How to Be Wonderfully Gracious on Paper - Writing the Perfect Thank You Note

My, what lovely loot. Now that the wrapping paper has been cleared, it’s time to thank everyone who wrote your name on a gift tag.

Here are our etiquette tips on how to craft the perfect Thank You Note.

Say it with style

Your Thank You Notes should reflect your aesthetic, whether it’s classic, romantic, minimalist or modern. The recipient of said note should know who it’s from even before he/she reads a word.

Be gracious in a timely manner

Thank You Notes should be sent out as soon as possible after you receive the gift. One to two weeks is the sweet spot. Your note should be a thoughtful gesture, not a reminder for the gift.
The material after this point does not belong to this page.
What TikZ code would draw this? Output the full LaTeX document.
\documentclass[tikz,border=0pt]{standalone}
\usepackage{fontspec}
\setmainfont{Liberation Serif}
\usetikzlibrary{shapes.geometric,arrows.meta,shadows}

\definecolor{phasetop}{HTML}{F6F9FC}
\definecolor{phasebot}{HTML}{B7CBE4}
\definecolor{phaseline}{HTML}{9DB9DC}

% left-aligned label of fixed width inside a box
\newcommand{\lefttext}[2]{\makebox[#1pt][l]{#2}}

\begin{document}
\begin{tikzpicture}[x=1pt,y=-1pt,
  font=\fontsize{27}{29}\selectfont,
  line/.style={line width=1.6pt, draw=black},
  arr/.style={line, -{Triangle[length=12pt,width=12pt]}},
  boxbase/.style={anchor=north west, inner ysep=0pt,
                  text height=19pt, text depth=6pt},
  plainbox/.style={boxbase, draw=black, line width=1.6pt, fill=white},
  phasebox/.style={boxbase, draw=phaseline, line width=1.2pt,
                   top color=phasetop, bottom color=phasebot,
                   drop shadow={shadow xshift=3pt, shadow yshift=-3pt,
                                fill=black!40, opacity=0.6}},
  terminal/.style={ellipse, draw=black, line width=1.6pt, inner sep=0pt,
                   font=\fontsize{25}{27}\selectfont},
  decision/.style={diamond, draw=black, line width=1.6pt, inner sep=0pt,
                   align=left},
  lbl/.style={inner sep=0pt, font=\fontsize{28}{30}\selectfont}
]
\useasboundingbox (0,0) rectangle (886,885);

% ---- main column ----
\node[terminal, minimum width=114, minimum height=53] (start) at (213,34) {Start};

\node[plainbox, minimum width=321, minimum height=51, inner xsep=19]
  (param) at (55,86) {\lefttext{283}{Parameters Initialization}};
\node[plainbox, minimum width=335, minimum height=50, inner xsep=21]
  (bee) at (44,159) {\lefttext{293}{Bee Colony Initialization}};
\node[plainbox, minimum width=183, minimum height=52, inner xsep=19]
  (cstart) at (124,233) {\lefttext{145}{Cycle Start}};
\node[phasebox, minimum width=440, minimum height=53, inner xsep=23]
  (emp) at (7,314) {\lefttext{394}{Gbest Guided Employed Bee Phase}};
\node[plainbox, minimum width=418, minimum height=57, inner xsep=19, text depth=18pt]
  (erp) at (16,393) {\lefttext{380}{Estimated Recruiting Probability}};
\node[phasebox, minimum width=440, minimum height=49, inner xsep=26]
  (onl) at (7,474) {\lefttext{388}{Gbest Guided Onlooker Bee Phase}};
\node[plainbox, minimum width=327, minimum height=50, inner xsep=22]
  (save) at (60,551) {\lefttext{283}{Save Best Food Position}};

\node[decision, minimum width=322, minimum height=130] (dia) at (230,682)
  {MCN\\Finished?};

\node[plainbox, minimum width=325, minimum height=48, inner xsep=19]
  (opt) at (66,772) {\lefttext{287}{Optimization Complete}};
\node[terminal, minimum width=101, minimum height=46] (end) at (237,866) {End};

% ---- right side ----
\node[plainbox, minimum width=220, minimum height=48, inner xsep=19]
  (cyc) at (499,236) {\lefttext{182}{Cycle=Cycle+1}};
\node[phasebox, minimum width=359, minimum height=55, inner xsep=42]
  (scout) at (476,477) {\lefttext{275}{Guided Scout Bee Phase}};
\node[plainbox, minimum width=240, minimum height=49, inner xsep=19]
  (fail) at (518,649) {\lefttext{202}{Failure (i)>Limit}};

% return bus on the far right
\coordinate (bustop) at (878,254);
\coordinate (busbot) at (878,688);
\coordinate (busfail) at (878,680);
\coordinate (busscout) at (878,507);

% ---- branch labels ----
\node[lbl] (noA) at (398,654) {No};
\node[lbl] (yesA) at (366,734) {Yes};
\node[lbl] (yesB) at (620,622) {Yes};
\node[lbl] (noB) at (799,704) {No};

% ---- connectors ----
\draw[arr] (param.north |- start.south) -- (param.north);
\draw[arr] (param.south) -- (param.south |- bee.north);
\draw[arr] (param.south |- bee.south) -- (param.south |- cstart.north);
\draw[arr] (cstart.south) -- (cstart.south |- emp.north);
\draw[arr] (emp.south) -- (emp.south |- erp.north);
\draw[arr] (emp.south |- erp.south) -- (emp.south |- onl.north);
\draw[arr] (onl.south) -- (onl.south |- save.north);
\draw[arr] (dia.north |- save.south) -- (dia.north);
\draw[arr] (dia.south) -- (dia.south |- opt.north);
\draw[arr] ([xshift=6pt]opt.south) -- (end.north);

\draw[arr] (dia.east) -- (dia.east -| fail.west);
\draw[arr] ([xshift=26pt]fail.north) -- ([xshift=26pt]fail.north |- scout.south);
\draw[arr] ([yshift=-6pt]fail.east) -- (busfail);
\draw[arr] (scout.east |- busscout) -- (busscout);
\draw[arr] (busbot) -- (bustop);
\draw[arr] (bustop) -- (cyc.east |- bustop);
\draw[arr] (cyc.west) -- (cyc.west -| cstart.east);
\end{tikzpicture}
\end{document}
Give credit where credit is due

Make sure to address your Thank You Note to the person or persons who gave you the gift. If the gift is from your friend and her husband, your note should address both individuals (even if you know she “did all the work”). Everyone likes to feel appreciated, after all.

Name drop

Mention the gift you received by name. It may seem like a small detail, but in an era of generic, automated emails, it’s nice to receive something that is personalized just for you.

Go the extra descriptive mile

Everyone hopes that the gift they give isn’t going to collect dust, destined for the Goodwill bag when spring cleaning comes around. Prevent such worry with a sentence or two about how/when/where you might use the gift and how excited you are to do so.

Let’s practice, shall we?

Dear Lindsay, Jeff and Gabriel,

Thank you so much for the gorgeous silk Hermes scarf. You know my taste so well! I can’t wait to wear it out to dinner with Barrett; it’s really the perfect accessory for a lovely night out in the city. I hope all is well, much love to you all.

Truly,
Olivia

11 Comments
  1. I’m in need of some new stationery. I am recently widowed, although young to be (60). I want to know what to use as my return address name on the back of the envelopes. Do I simply use my first/last name, do I use Mrs. His first/last name, Mrs. My first/last name or Ms. My first/last name?
    I’m confused. Please help. Thank you.

    1. Hi Marilyn,
      I am so sorry for your loss. I spoke to our Crane Concierge and her response was

      A widow will use her proper social name on a return address, which is Mrs. followed by her deceased husband’s first and last name: Mrs. John Smith

      For very casual correspondence with close friends, she can use her own first name and her married last name: Michelle Smith

      I hope this helps answer your question.

  2. Is it proper etiquette to use personalized note cards (embossed name or initials) as thank you notes for funeral flowers, donations, etc.?

    1. Yes, in the case of sympathy or condolence acknowledgements personalized stationery is perfectly appropriate. Another alternative might be simple black or navy bordered cards or notes.